Wenn Kunst nicht von Können kommt

Der aus Hannover stammende Künstler Dieter Roth (Jahrgang 1930), der in der Schweiz und in Island lebte, ist einem Herzversagen erlegen. 1968 und 1977 war er an der documenta beteiligt.

Von Friedrich Hölderlin stammt der Satz „Das erste Kind der göttlichen Schönheit ist die Kunst“. Sätze dieser Art haben die Kunstgeschichte geprägt. Und genau gegen dieses Verständnis von Kunst sind Künstler in unserem Jahrhundert Sturm gelaufen – erst die Dada-Bewegung (ab 1915) und dann die Aktions- und Fluxus-Strömungen der 60er Jahre. Einer der wichtigsten von ihnen war der Autor, Grafiker und Objektemacher Dieter Roth (auch: Diter Rot). Er stellte alles in Frage, was traditionell die Kunst ausgemacht hat – die Vorstellungen von Schönheit, von Perfektion und von Ewigkeitsdauer. Kunst, so wollte er beweisen, komme nicht von Können.

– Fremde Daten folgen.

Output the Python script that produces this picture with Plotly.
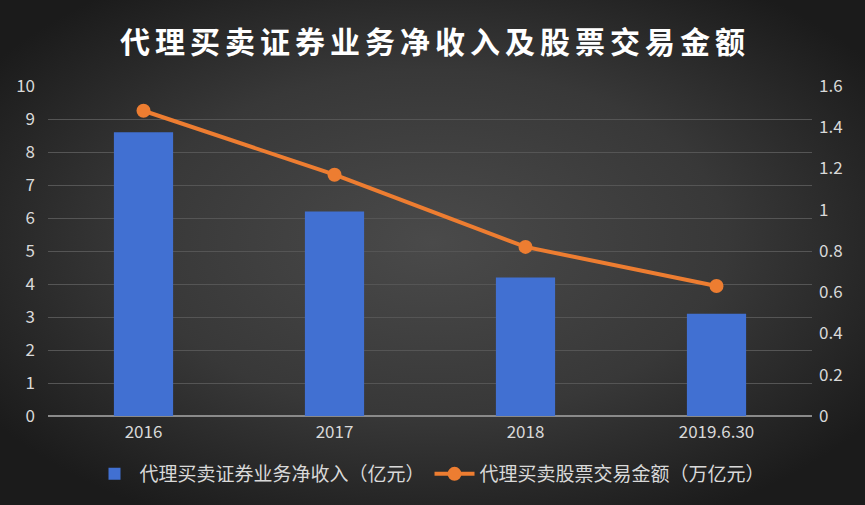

Natürlich stimmte das auch bei Roth nie ganz. Er war ein Künstler, dessen schöpferische Kraft sich mittels Stift und Feder entfaltete. Auf dem Papier entwickelten sich seine ebenso gewöhnlichen wie komplexen Gedanken – mal als beschreibender (literarischer) Text, mal als Zeichnung. Als Roth 1982 die Schweiz auf der Biennale in Venedig vertrat, ließ er an Stelle eines Kataloges eine Sammlung fotokopierter Blätter verteilen, auf denen er tagebuchartig in Texten und Polaroid-Fotos seine Vorbereitung auf den Biennale-Auftritt niedergelegt hatte. Was im Moment als Akt der Verweigerung erscheinen mochte, wirkt aus der Distanz wie eine umfassende Reflexion des alltäglichen Lebens.
Seine Nähe zu Schrift, Text und Zeichnung ließ Roth zu einem Meister des Künstlerbuchs werden. Aber während diese Künstlerbücher – auch wenn sie als Faksimiles verbreitet wurden – eher nur die Kenner erreichten, wurden zahlreiche seiner Objekte und Skulpturen bekannt und legendär, weil sie die Grundgesetze der Kunst auf den Kopf stellten. So war bis Ende vorigen Jahres als Teil der Sammlung Herbig in der Neuen Galerie in Kassel Roths Skulpturenturm „7×3 Zwerge“ (von 1969) zu sehen, der aus 21 Gartenzwergen bestand, die in Blockschokolade eingebacken waren. Unter der darübergestülpten Plexiglashaube hatte sich der Turm geneigt und zu schimmeln begonnen. Die süßen Zwerge in der süßen Masse wurden zu einem provokativen Mahnmal der Vergänglichkeit.
Und wenn sich Restauratoren heute Gedanken darüber machen, wie sich ein solches Objekt erhalten läßt, dann vollenden sie im Sinne Roths die Perversion des Kunstbetriebes. Schmunzelnd hat er registriert, was er da einst in Gang gesetzt hatte.